题名

以可能值方法為基礎之多向度能力值垂直等化探究

并列篇名

The Research in Estimating Multidimensional Traits under Vertical Equating Based on Plausible Value Method

作者

吳慧珉(Huey-Min Wu);郭伯臣(Bor-Chen Kuo);許天維(Tian-Wei Sheu);陳婉寧(Wan-Ning Chen)

关键词

大型測驗 ; 可能值方法 ; 多向度試題反應理論 ; 垂直等化 ; 能力估計 ; Large-scale assessments ; MIRT ; plausible value method ; trait estimation ; vertical equating

期刊名称

測驗學刊

卷期/出版年月

62卷2期(2015 / 06 / 01)

页次

95 - 126

内容语文

繁體中文

中文摘要

現今國際上幾個著名大型測驗均使用可能值方法呈現群體參數,因可能值方法在群體參數的回復性極佳,且大型測驗關注的焦點正是群體參數。建置大型測驗的目的通常是為了長期的教育成效評估,因此,如何檢視學生是否隨著年級不同而在某些能力值上有所不同,便成了一項值得關注的議題。
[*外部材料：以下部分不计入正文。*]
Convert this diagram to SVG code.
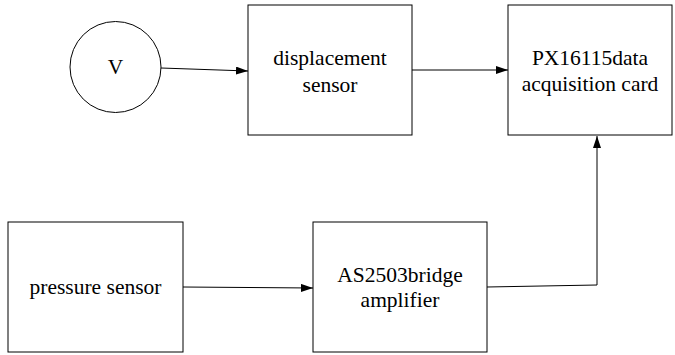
<svg xmlns="http://www.w3.org/2000/svg" width="675" height="355" viewBox="0 0 675 355">
<style>
.box{fill:#fff;stroke:#000;stroke-width:1}
.t{font-family:"Liberation Serif","Times New Roman","DejaVu Serif",serif;font-size:21.5px;fill:#000;text-anchor:middle}
.c{fill:none;stroke:#000;stroke-width:1}
</style>
<defs>
<marker id="ah" markerWidth="12" markerHeight="8" refX="12" refY="4" orient="auto" markerUnits="userSpaceOnUse">
<path d="M0,0 L12,4 L0,8 Z" fill="#000"/>
</marker>
</defs>
<rect width="675" height="355" fill="#fff"/>
<g id="v">
<circle class="box" cx="115.5" cy="67" r="45.5"/>
<text class="t" x="115.5" y="74">V</text>
</g>
<g id="displacement">
<rect class="box" x="248" y="5" width="164" height="130"/>
<text class="t" x="330" y="65">displacement</text>
<text class="t" x="330" y="92">sensor</text>
</g>
<g id="px16115">
<rect class="box" x="508" y="5" width="164" height="130"/>
<text class="t" x="590" y="65">PX16115data</text>
<text class="t" x="590" y="91">acquisition card</text>
</g>
<g id="pressure">
<rect class="box" x="8" y="222" width="175" height="130"/>
<text class="t" x="95.5" y="294">pressure sensor</text>
</g>
<g id="as2503">
<rect class="box" x="313" y="222" width="174" height="130"/>
<text class="t" x="400" y="282">AS2503bridge</text>
<text class="t" x="400" y="307">amplifier</text>
</g>
<g id="connectors">
<line class="c" x1="161" y1="68" x2="248" y2="71" marker-end="url(#ah)"/>
<line class="c" x1="412" y1="70" x2="508" y2="70" marker-end="url(#ah)"/>
<line class="c" x1="183" y1="287" x2="313" y2="288" marker-end="url(#ah)"/>
<polyline class="c" points="487,287 597,285 597,136" marker-end="url(#ah)"/>
</g>
</svg>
透過垂直等化能使不同年級的受試者分別接受符合於其能力範圍的試題之後,將測量結果建置在同一量尺上,以進行能力高低之比較。本研究以多向度試題反應理論為基礎,使用垂直等化設計,探討不同題數、不同向度數對於能力參數估計的影響,並以不同估計方法與可能值方法進行比較。研究結果顯示,可能值方法在群體標準差的估計上有極佳的精準度,而群體能力平均數的估計則與其他估計法差不多;在多向度垂直等化設計下,每向度所對應的題數較多時則估計的效果較好。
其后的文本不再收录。